Given exercise:
Would you retype, exactly and without the pictures, the lines between the line holding "Recreate this image as a web" and the line holding "const ticksY = [50, 60, 70, 80, 90, 100, 110];", inclusive, and nothing else?

----------

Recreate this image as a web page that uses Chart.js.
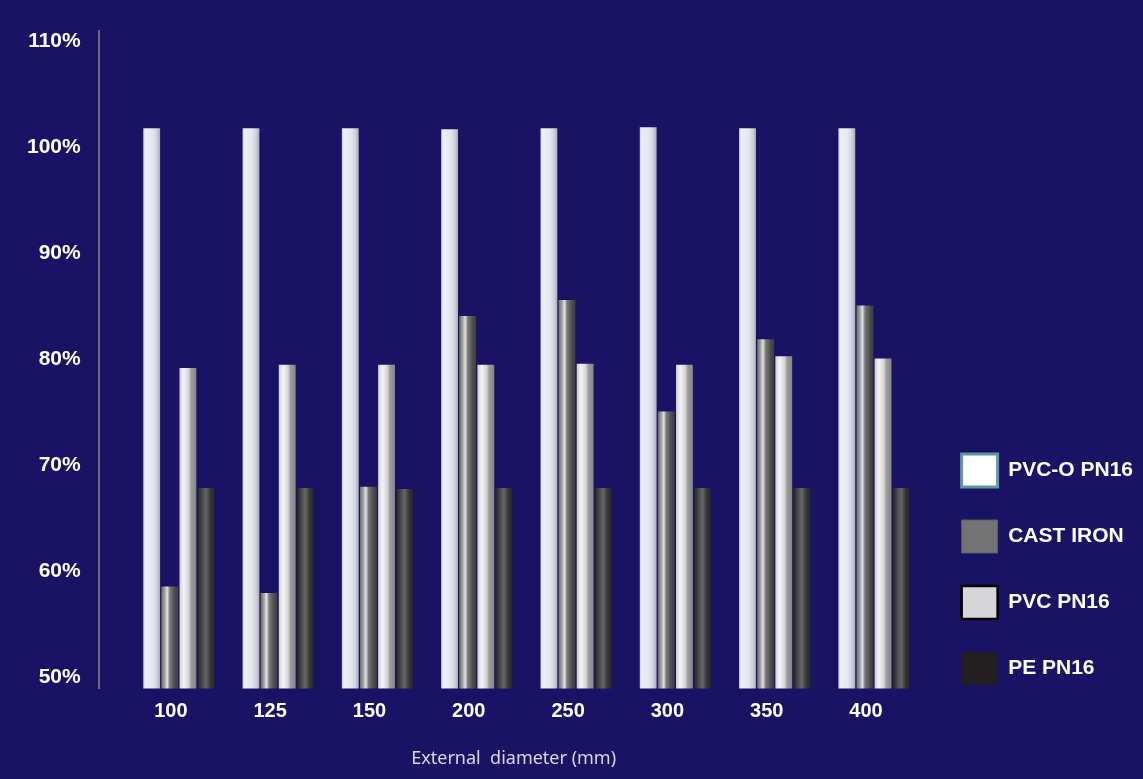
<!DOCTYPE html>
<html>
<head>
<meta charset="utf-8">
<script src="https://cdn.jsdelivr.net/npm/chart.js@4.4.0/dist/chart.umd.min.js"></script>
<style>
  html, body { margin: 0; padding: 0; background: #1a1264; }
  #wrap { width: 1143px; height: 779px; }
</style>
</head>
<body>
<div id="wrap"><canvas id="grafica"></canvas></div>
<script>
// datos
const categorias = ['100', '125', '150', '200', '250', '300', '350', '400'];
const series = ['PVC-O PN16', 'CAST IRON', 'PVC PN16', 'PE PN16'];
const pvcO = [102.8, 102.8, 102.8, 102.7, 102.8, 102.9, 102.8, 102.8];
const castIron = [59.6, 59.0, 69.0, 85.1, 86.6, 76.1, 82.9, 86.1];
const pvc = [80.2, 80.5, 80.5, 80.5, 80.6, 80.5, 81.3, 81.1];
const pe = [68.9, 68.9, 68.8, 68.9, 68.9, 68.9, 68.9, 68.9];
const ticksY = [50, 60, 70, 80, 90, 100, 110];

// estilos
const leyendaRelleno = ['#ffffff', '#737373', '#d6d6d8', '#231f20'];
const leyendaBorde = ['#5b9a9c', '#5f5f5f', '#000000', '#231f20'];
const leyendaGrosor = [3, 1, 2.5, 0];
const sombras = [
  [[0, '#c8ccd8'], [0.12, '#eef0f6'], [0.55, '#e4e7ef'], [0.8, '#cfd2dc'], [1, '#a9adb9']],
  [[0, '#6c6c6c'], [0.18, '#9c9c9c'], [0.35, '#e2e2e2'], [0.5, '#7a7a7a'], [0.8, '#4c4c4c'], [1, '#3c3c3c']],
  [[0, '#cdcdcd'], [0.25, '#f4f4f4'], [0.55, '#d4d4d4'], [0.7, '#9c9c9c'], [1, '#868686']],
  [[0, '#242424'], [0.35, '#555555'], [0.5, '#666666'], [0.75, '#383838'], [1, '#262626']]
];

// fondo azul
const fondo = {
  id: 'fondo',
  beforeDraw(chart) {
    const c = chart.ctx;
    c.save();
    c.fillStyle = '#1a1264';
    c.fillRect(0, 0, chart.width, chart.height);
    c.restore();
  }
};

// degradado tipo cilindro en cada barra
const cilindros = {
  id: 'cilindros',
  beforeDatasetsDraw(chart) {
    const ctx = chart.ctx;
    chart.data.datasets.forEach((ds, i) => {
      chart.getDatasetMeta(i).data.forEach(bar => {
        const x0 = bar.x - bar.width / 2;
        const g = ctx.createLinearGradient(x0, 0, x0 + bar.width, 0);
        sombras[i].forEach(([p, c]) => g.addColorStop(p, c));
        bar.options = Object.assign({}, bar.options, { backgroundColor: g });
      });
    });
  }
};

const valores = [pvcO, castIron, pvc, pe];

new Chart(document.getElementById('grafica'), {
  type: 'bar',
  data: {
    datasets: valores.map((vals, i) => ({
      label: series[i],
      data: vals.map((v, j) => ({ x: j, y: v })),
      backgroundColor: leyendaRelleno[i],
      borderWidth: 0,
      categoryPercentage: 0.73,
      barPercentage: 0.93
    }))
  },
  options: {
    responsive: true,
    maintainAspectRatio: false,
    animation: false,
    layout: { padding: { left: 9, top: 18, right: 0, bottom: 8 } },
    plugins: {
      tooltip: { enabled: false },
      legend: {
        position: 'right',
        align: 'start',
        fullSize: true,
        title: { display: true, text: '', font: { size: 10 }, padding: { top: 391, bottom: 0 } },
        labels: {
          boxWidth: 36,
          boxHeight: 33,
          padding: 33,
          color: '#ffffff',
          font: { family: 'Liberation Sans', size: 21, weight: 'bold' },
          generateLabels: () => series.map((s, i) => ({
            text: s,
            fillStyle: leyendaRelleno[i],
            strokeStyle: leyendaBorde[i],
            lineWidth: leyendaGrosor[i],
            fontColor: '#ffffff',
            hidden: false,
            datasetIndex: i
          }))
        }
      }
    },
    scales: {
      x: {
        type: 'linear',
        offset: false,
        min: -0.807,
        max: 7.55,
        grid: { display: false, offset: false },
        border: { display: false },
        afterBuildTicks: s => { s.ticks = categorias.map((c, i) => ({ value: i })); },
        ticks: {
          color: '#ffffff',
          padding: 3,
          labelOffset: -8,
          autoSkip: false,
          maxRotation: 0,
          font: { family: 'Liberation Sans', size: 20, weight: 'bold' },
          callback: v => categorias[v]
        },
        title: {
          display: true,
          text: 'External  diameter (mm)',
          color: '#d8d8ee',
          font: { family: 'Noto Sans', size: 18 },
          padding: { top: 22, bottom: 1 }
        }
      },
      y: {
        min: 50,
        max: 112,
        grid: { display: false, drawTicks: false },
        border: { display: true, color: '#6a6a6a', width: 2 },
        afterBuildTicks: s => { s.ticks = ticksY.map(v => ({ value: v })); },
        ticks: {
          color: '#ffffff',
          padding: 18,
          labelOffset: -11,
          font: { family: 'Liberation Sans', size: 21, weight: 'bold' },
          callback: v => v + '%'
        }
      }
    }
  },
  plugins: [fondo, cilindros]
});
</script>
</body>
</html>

----------

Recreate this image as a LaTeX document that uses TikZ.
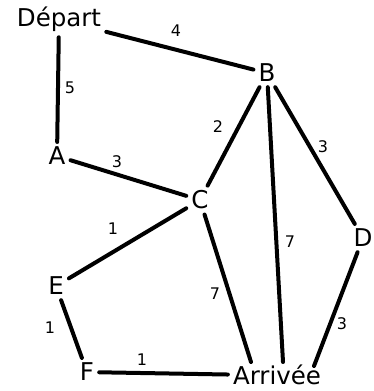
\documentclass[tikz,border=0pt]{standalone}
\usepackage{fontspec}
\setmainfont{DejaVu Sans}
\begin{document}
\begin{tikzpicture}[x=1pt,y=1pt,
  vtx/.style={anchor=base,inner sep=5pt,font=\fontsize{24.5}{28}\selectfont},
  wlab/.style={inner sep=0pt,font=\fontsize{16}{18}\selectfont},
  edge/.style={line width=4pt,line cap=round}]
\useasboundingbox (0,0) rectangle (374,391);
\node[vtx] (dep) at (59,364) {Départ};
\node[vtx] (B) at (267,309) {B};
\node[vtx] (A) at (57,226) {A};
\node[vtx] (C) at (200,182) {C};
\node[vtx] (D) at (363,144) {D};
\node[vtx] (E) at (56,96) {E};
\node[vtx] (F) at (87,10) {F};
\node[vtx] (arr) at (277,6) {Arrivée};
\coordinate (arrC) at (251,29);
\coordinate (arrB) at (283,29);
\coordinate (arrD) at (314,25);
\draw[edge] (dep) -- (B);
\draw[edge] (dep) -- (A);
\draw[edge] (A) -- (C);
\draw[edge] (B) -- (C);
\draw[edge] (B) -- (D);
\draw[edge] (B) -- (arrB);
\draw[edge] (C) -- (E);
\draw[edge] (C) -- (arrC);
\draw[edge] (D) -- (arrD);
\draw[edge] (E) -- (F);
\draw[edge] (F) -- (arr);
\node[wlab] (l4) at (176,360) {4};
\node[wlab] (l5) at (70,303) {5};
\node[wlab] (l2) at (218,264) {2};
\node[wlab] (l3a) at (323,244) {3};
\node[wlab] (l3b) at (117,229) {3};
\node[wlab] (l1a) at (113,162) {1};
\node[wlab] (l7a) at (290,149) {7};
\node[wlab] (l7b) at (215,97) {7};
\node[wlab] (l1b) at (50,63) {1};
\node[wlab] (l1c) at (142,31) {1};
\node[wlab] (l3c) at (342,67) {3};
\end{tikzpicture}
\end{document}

----------

Full response:
Recreate this image as a web page that uses Chart.js.
<!DOCTYPE html>
<html>
<head>
<meta charset="utf-8">
<script src="https://cdn.jsdelivr.net/npm/chart.js@4.4.0/dist/chart.umd.min.js"></script>
<style>
  html, body { margin: 0; padding: 0; background: #1a1264; }
  #wrap { width: 1143px; height: 779px; }
</style>
</head>
<body>
<div id="wrap"><canvas id="grafica"></canvas></div>
<script>
// datos
const categorias = ['100', '125', '150', '200', '250', '300', '350', '400'];
const series = ['PVC-O PN16', 'CAST IRON', 'PVC PN16', 'PE PN16'];
const pvcO = [102.8, 102.8, 102.8, 102.7, 102.8, 102.9, 102.8, 102.8];
const castIron = [59.6, 59.0, 69.0, 85.1, 86.6, 76.1, 82.9, 86.1];
const pvc = [80.2, 80.5, 80.5, 80.5, 80.6, 80.5, 81.3, 81.1];
const pe = [68.9, 68.9, 68.8, 68.9, 68.9, 68.9, 68.9, 68.9];
const ticksY = [50, 60, 70, 80, 90, 100, 110];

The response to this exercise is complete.